Q: Who do you feel has really gotten shafted by not being inducted into the WWE Hall of Fame?
 
A: First and foremost, Bruno Sammartino. It doesn’t matter that he won’t come to the ceremony because he’s a bitter, cantankerous old jerk who believes his own BS. If Bruno won’t show, he should be inducted in absentia. The WWE Hall of Fame loses credibility because of his absence, not that a "pro wrestling hall of fame" deserves much credibility or is even necessary. Bruno was the original cornerstone of the World-Wide Wrestling Federation. Not having him in the WWE Hall of Fame is like Ty Cobb not being in the Baseball Hall of Fame.
 
Secondly, Randy Savage. We hear all sorts of sordid stories as to why he isn’t. It doesn’t matter. He’s one of the 10 biggest stars in the promotion’s history. If a wrestling hall of fame had a morality clause, it would be an empty building. Savage should be in.

From: John

Q: What was it really like when Vince Russo was running WCW? I watched all of the episodes and they were an illogical mess. Didn’t anyone ever say, “What the hell is this guy doing?”

A: Uh, no. That was the problem. In WWE, McMahon edited Russo. In WCW, Russo mostly had carte blanche. Those who were in a position to correct/edit didn’t want the bother. Terry Taylor was a perfect example. Terry knows more about the logical progression of wrestling storylines and match layout than anybody. But he didn’t want to do his job; he wanted to keep it.
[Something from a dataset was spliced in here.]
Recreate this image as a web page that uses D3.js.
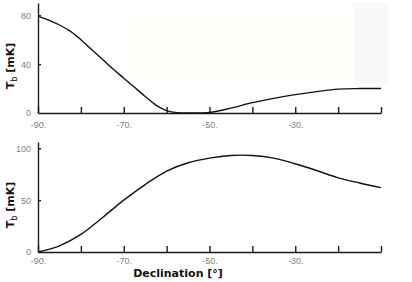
<!DOCTYPE html>
<html>
<head>
<meta charset="utf-8">
<script src="https://cdn.jsdelivr.net/npm/d3@7"></script>
<style>
body{margin:0;background:#fff}
.tick text{font-family:"Liberation Sans",Arial,sans-serif;font-size:9px;fill:#808080}
.axis path,.axis line{stroke:#1a1a1a;stroke-width:1.4px}
.line{fill:none;stroke:#111;stroke-width:1.4px}
.lbl{font-family:"DejaVu Sans",sans-serif;font-weight:bold;font-size:11px;fill:#111}
</style>
</head>
<body>
<div id="chart"></div>
<script>
// declination points and brightness temperature
var declTop=[-90,-87.5,-85,-82.5,-80,-77.5,-75,-72.5,-70,-67.5,-65,-62.5,-60,-57.5,-55,-50,-45,-40,-35,-30,-25,-20,-15,-10]
var tbTop=[79,76,72,67,60,52,44,36,28.5,21,13.5,6.5,2,0.3,0,0.5,4,8.5,12,15,17.5,19.5,20,20]

var declBot=[-90,-85,-80,-75,-70,-65,-60,-55,-50,-45,-40,-35,-30,-25,-20,-15,-10]
var tbBot=[0,6,17,33,50,65,78,86,90.5,93,93,90.5,85,78.5,71.5,66.5,62]

var xTicks=[-90,-80,-70,-60,-50,-40,-30,-20,-10]
var xLabels=[-90,-70,-50,-30]
var yTicksTop=[0,40,80]
var yTicksBot=[0,50,100]

var width=412, height=282

var svg=d3.select("#chart").append("svg")
	.attr("width",width)
	.attr("height",height)

// faint scan patches behind the top plot
svg.append("rect").attr("x",130).attr("y",6).attr("width",221).attr("height",70).attr("fill","#fefefb")
svg.append("rect").attr("x",353).attr("y",2).attr("width",35).attr("height",82).attr("fill","#f9f9f9")

var x=d3.scaleLinear().domain([-90,-10]).range([38,381])

function panel(decl,vals,yDomain,yRange,yTicks,labPad){
	var y=d3.scaleLinear().domain(yDomain).range(yRange)

	var xAxis=d3.axisBottom(x)
		.tickValues(xTicks)
		.tickSize(-6)
		.tickSizeOuter(0)
		.tickPadding(labPad)
		.tickFormat(function(d){ return xLabels.indexOf(d)>=0 ? d+"." : "" })
	svg.append("g")
		.attr("class","x axis")
		.attr("transform","translate(0,"+y(0)+")")
		.call(xAxis)

	var yAxis=d3.axisLeft(y)
		.tickValues(yTicks)
		.tickSize(-3)
		.tickSizeOuter(0)
		.tickPadding(7)
	svg.append("g")
		.attr("class","y axis")
		.attr("transform","translate("+x(-90)+",0)")
		.call(yAxis)
		.selectAll(".tick").filter(function(d){return d===0}).select("line").remove()

	var line=d3.line()
		.x(function(d,i){ return x(decl[i]) })
		.y(function(d){ return y(d) })
		.curve(d3.curveCatmullRom.alpha(0.5))
	svg.append("path")
		.datum(vals)
		.attr("class","line")
		.attr("d",line)

	// T_b [mK] label
	var cy=(yRange[0]+yRange[1])/2+8
	var t=svg.append("text")
		.attr("class","lbl")
		.attr("transform","translate(14,"+cy+") rotate(-90)")
		.attr("text-anchor","middle")
	t.append("tspan").text("T")
	t.append("tspan").attr("font-size","8px").attr("font-weight","normal").attr("dy",3).text("b")
	t.append("tspan").attr("dy",-3).text(" [mK]")
}

panel(declTop,tbTop,[0,90],[113,3],yTicksTop,9)
panel(declBot,tbBot,[0,106],[252,142],yTicksBot,6)

svg.append("text")
	.attr("class","lbl")
	.attr("x",178)
	.attr("y",277)
	.attr("text-anchor","middle")
	.text("Declination [°]")
</script>
</body>
</html>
Making the situation even worse was that Russo’s sidekick, Ed Ferrara, was in charge of humor. And he just wasn’t funny. He thought he was. But he wasn’t. Russo is good at ideas, not execution.
 
Q: Exactlly how slutty were the Nitro Girls?

A: Then, as now, the girls are put on the road to sleep with the boys. Several Nitro Girls were "road wives" to wrestlers. On the road, they were monogamous. At home, they were monogamous, too — just with other people. Hey, when you put young, good-looking, athletic guys and girls on the road together, nature takes its course. Nothing wrong with that.